Pictures stay out. Extract the lines below from the first one through the line with "import plotly.graph_objects as go", both included.
>>>>>
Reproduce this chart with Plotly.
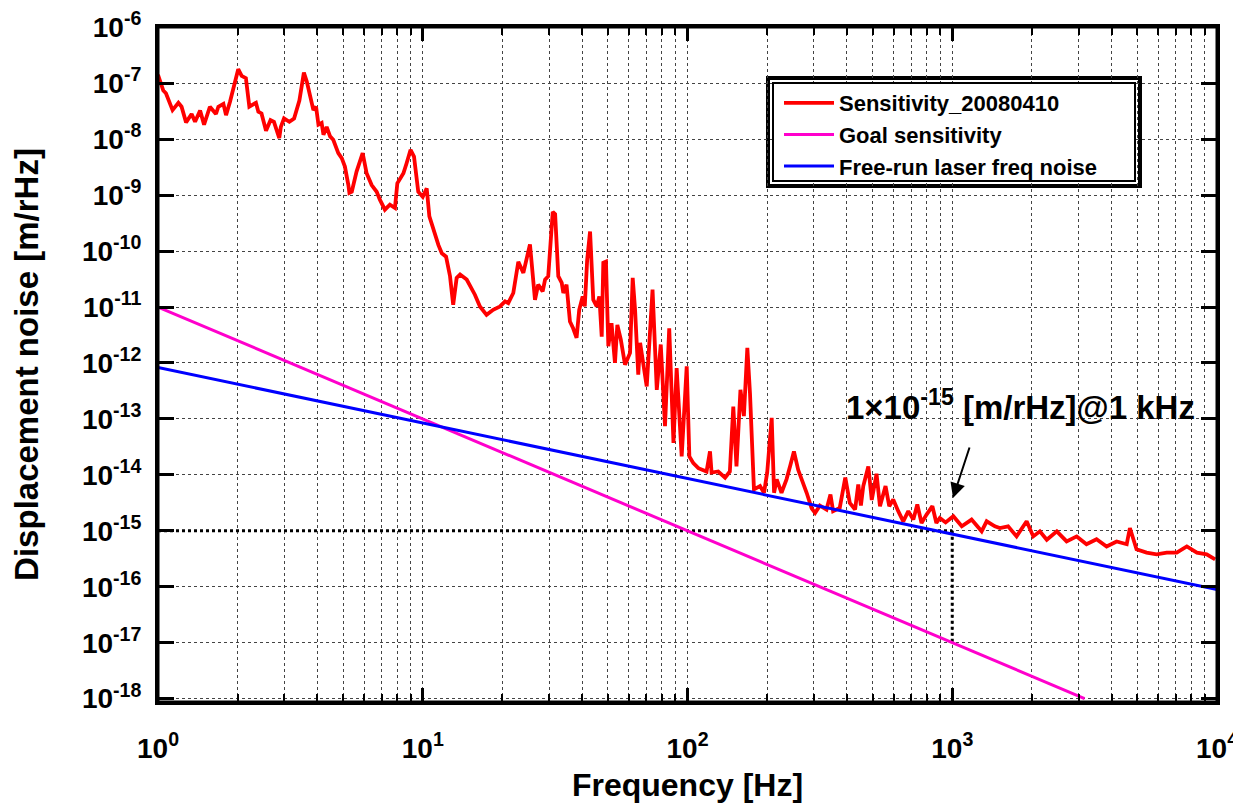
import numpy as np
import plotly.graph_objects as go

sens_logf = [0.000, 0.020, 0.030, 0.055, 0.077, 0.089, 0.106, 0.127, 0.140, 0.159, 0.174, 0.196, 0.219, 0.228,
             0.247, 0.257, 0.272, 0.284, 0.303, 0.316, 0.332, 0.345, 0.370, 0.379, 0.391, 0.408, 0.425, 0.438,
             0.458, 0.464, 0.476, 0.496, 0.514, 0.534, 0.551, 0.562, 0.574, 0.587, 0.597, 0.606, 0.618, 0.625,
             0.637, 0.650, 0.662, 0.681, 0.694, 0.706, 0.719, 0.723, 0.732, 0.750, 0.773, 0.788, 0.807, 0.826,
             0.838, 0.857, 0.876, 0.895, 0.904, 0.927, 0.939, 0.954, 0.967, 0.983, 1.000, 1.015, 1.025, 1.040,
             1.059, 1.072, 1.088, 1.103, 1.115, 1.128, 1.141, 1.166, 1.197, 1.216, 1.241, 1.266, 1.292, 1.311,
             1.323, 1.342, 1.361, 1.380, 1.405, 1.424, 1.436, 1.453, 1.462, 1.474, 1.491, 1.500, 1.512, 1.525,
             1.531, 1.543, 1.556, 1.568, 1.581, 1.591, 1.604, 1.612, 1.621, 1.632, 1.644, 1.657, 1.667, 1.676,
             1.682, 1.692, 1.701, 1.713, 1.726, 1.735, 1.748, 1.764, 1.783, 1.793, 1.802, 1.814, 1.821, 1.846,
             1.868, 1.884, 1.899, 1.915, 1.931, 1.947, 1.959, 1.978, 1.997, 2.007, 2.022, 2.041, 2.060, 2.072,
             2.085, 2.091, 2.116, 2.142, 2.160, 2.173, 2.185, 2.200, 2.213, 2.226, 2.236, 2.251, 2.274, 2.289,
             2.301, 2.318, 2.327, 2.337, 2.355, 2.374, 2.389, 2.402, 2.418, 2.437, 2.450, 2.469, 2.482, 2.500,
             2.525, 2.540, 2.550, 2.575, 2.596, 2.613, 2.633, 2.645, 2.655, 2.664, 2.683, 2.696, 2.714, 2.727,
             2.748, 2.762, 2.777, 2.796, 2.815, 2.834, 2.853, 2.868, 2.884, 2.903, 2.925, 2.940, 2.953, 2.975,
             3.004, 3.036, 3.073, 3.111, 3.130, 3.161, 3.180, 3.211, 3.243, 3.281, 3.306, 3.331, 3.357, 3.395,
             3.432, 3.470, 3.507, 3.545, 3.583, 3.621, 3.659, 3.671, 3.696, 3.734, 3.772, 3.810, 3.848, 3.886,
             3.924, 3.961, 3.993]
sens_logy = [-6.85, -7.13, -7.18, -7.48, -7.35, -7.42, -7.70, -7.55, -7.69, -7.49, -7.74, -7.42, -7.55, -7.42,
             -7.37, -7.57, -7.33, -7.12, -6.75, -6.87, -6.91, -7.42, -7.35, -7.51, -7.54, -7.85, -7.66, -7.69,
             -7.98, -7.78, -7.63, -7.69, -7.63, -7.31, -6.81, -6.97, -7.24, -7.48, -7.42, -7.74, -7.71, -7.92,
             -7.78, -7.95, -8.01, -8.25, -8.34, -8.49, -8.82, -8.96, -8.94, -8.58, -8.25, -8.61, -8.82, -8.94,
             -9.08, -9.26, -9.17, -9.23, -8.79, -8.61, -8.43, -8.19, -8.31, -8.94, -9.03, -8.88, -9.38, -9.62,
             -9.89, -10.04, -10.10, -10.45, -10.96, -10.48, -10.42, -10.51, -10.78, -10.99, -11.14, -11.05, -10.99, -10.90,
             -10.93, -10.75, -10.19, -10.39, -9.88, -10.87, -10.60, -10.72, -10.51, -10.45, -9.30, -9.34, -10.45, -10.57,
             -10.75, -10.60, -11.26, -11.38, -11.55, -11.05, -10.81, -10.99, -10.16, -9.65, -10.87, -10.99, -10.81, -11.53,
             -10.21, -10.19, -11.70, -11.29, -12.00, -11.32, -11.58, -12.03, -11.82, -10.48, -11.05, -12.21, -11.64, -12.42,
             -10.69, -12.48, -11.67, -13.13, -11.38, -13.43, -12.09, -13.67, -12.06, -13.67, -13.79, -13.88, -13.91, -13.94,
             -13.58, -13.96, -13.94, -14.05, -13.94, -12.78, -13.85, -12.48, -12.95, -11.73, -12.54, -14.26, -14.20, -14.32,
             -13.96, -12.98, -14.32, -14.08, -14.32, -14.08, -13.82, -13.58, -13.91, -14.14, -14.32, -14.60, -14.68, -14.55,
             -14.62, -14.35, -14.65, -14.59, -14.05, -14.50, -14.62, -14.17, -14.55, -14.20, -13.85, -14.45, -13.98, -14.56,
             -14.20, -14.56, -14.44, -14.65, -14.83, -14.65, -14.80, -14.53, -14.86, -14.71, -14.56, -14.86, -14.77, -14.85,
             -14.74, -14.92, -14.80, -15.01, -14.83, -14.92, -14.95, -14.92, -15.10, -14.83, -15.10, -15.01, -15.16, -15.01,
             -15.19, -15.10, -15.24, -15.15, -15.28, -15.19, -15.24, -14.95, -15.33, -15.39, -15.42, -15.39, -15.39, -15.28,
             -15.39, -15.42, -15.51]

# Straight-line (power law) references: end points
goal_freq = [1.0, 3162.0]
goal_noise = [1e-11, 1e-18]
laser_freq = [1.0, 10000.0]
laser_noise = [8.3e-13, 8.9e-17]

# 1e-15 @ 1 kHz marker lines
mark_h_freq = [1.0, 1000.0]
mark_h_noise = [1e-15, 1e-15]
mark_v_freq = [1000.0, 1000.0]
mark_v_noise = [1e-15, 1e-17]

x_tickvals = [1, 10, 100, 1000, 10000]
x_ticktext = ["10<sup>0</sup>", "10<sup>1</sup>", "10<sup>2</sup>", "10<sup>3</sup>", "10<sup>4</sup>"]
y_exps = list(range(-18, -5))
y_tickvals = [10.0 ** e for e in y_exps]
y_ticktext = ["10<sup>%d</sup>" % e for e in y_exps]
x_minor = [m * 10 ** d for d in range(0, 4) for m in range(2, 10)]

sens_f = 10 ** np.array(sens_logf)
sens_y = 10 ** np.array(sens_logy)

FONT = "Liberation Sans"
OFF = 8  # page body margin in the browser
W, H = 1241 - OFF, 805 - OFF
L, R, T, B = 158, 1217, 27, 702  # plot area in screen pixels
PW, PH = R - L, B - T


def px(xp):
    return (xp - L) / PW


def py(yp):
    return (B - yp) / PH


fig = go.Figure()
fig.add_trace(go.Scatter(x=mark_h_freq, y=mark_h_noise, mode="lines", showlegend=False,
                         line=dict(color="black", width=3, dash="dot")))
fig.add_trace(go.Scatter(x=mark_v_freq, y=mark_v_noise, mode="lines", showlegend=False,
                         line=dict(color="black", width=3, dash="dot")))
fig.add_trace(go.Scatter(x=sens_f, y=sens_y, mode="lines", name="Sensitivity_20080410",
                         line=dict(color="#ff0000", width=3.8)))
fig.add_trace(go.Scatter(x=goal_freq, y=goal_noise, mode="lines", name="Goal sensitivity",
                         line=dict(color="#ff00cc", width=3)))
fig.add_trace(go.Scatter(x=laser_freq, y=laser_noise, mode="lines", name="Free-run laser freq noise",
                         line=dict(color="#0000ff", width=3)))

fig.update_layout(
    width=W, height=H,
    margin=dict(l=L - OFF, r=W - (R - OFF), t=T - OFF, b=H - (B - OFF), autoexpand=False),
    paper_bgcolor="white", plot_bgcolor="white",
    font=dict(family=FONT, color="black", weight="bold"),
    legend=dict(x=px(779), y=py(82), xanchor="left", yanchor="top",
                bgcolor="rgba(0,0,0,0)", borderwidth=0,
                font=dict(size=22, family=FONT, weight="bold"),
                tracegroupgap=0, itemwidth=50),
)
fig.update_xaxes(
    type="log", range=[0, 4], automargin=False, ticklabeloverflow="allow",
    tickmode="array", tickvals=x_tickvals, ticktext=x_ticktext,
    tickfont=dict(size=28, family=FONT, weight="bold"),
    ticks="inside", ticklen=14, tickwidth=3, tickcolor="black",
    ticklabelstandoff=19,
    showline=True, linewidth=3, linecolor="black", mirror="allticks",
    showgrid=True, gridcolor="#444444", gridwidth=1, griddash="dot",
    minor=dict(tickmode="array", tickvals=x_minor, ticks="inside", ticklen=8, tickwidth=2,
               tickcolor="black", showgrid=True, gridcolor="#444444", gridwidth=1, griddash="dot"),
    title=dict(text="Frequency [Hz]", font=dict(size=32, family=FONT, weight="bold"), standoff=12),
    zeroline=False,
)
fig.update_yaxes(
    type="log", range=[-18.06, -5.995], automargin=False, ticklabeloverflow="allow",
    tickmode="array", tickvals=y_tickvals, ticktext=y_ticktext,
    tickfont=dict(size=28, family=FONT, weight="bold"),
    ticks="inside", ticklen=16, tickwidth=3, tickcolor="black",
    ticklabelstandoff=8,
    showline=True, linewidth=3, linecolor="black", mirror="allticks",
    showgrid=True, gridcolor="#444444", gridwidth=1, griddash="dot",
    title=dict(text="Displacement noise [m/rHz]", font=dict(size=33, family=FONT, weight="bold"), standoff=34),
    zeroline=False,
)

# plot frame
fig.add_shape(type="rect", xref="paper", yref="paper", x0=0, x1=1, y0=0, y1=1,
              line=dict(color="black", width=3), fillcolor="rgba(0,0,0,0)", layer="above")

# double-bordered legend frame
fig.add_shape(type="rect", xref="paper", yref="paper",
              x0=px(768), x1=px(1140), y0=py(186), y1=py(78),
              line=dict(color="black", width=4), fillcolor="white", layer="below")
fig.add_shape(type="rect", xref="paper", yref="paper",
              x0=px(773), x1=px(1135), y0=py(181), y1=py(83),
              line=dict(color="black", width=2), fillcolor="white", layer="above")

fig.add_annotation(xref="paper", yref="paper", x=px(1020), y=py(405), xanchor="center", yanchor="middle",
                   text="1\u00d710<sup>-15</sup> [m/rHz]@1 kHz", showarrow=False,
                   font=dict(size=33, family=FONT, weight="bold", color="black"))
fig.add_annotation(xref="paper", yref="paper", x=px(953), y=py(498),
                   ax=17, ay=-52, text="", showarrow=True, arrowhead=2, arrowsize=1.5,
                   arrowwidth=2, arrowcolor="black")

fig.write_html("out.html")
<<<<<
» Output for this exercise
Reproduce this chart with Plotly.
import numpy as np
import plotly.graph_objects as go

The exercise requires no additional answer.